The Legislative Council’s Economy and Infrastructure Committee is examining land transfer duty fees, known as stamp duty, which is tax paid by a purchaser on a property.
Victorian Treasury and Finance secretary David Martine said stamp duty brought in $10.4 billion, slightly more than one-third of Victoria’s state tax revenue for the 2021-22 financial year.
But the tax ultimately constrained individual and investor decisions.
“It may discourage individuals from relocating for opportunities such as a new job, or moving to a property better suited to their needs,” Mr Martine told the inquiry.
Estimates ranked stamp duty as one of the least efficient taxes in Australia, Mr Martine said, with a higher value of welfare loss to the economy for each dollar of revenue raised when compared with other taxes.
“The key in this is it needs to be replaced with something, and it needs to be replaced with something pretty big,” he said.

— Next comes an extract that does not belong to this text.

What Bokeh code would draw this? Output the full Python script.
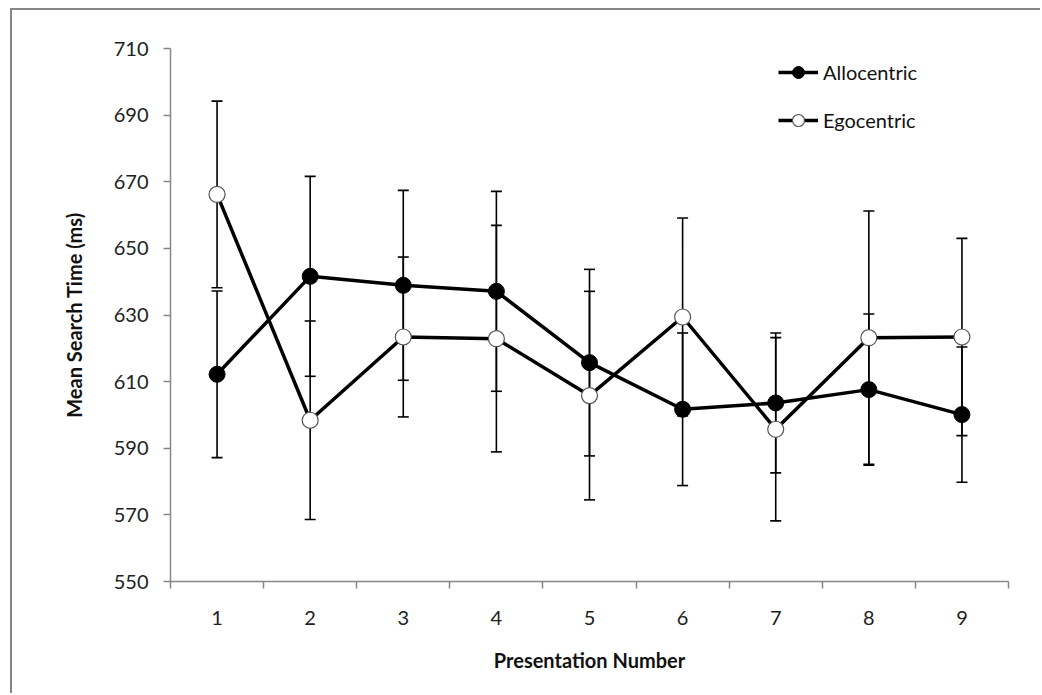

The only example of a state or territory transitioning away from property transfer duties is the ACT, which is gradually reducing duties while increasing rates.
The VFF in its submission said increasing the GST was the way to go.
“Tax reform in 1999 looked to replace a heap of inefficient state-based taxes with the GST,” VFF president Emma Germano said.
“That job was unfortunately never finished, and we are still stuck with taxes like stamp duty ... that impact business, drag on international competitiveness and act as a barrier for young farmers to buy farmland.”
Ms Germano said an expanded GST was the best option to replace stamp-duty, given that farmers rejected any idea that a broad-based land tax should be imposed on productive farmland, as a long-standing principle.
“The recent recommendation in NSW to replace stamp duty with a tax on farmland was an abject failure. It was totally rejected by the farming community with Premier Dominic Perrotet being forced to carve out an agricultural exemption,” she said.
“Victoria should not follow the same flawed policy and should focus its attention toward working with the Commonwealth and other states to finally clean up our tax system.”